La Pinacothèque qui avait certainement remarqué que ces espaces, ouverts place de la Madeleine à Paris, lui donnaient une belle adresse mais étaient pour le moins pénibles à pratiquer, a décidé d’en investir un autre, moins alambiqué. Grand bien lui en a pris. Mais comme on ne change pas une équipe qui joue avec nos nerfs, les visiteurs sont priés d’entrer acheter leurs billets par une porte, ressortir, puis re-rentrer par un autre porte, celle-là même qu’ils avaient prise pour l’entrée principale et de laquelle on les avait détournés. Rien n’est simple, mais ces espaces sont beaux, accueillants et hauts de plafond.

La première salle de l’exposition sur les Romanov s’ouvre sur un flot de peinture hollandaise où tout se mêle. Pierre le Grand avait avant tout initié cette collection par goût, et non pas seulement par choix diplomatique. Dans le lot, presque par hasard, apparaît un Rembrandt. Mais aussi une peinture amusante de Jan Victors, Le bac, figurant une belle vache rousse, avec moutons et paysans ravis, toute fière de traverser la rivière au sec.

Les œuvres continuent par la suite à être regroupées autour du tzar ou de la tzarine qui les avait achetées, pas toujours par pur amour de l’art. La seconde salle en est l’illustration, les noms connus commencent à s’amasser et l’on assiste à la création d’une collection pensée pour être montrée, la création d’une vitrine.

On trouve donc de grands noms, mais peu de grands ensembles. Et bien que cette collection, aujourd’hui à l’Hermitage à Saint-Pétersbourg, ait été elle-même construite à partir de plusieurs collections, le goût du collectionneur est souvent recouvert par le sens de l’histoire. Cependant, l’assortiment ne manque pas de piquant, et l’on rit devant L’amour à la chasse de Poussin qui dépeint trois enfants grassouillets, manœuvrant des chiens parfaitement indifférents à leurs efforts. Parmi les autres bonnes surprises de l’exposition, on trouve le Portrait de vieillard de Ghirlandaio. Net, incisif et perspicace, ce vieil homme semble prêt à nous taper derrière les oreilles. Plus loin, Le miracle du pain et du poisson est presque un miracle lui-même. Il nous fait découvrir Bassano sous un angle réjouissant et pour une fois appliqué. Cette œuvre est ordonnée autant que grumeleuse, composée aussi bien que dispersée ; de loin elle ressemble à un gâteau de riz, doré à point.

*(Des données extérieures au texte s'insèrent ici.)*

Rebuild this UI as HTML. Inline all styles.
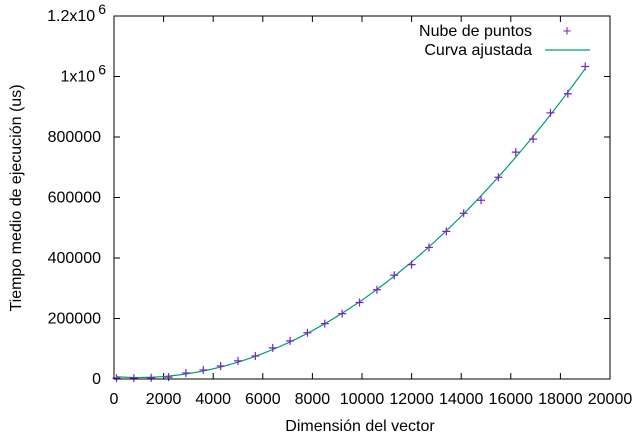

La seconde exposition que contient ce nouveau musée est consacrée à une autre grande famille de collectionneurs, les Esterházy. Ceux-ci, hongrois, ont constitué au fils du temps une importante collection aujourd’hui visible au musée des beaux arts de Budapest.

On y trouve des auteurs renommés et des œuvres de grandes tailles, ici aussi c’est une collection d’apparat autant que de goût. Il y a donc peu de surprises et pas mal d’acquisitions consensuelles. Pourtant un fabuleux tableau de l’atelier de Cranach s’y est trouvé une place. Il s’agit d’une Lamentation sur le Christ mort, avec tout ce qu’il faut de saints et de donateurs, un joyeux mélimélo dans une composition fortement verticale. De même, au tout début, un drôle de Christ en croix de Véronèse attire l’attention. Lui aussi est tout en verticalité, et donne le sentiment que le Christ juché sur sa croix, regarde en bas avec pitié la femme qui lui chatouille les orteils. Elle, plus ou moins émue, pleure tout en faisant jouer ses doigts sur la plante des pieds du Christ.

Par contre, la fameuse madone de Raphael, dite Esterházy, laisse froid. Certes, elle est célèbre, certes elle est mystérieuse, mais l’émotion ne va pas beaucoup plus loin. C’est un peu l’impression que donne cette exposition dans son ensemble. On a le sentiment que les commissaires, échaudés par les expériences étouffantes dans l’autre espace de la Pinacothèque, n’ont pas eu le courage de remplir vigoureusement cette exposition. Dommage, reste que les œuvres sont régulièrement de grande qualité à défaut d’avoir été courageusement associées.

Dans l’une et l’autre des expositions il y a beaucoup à voir, et la qualité de certaines peintures nous fait échafauder des plans pour aller voir le reste des collections à Saint-Pétersbourg ou à Budapest. Ce qui est assez piquant quand on lit le directeur du lieu fustigeant la muséification des œuvres dans le texte de présentation de son institution. Il donne pourtant une bien belle vitrine à ces deux musées et à leurs actions. Mais l’homme n’est pas à une contradiction près.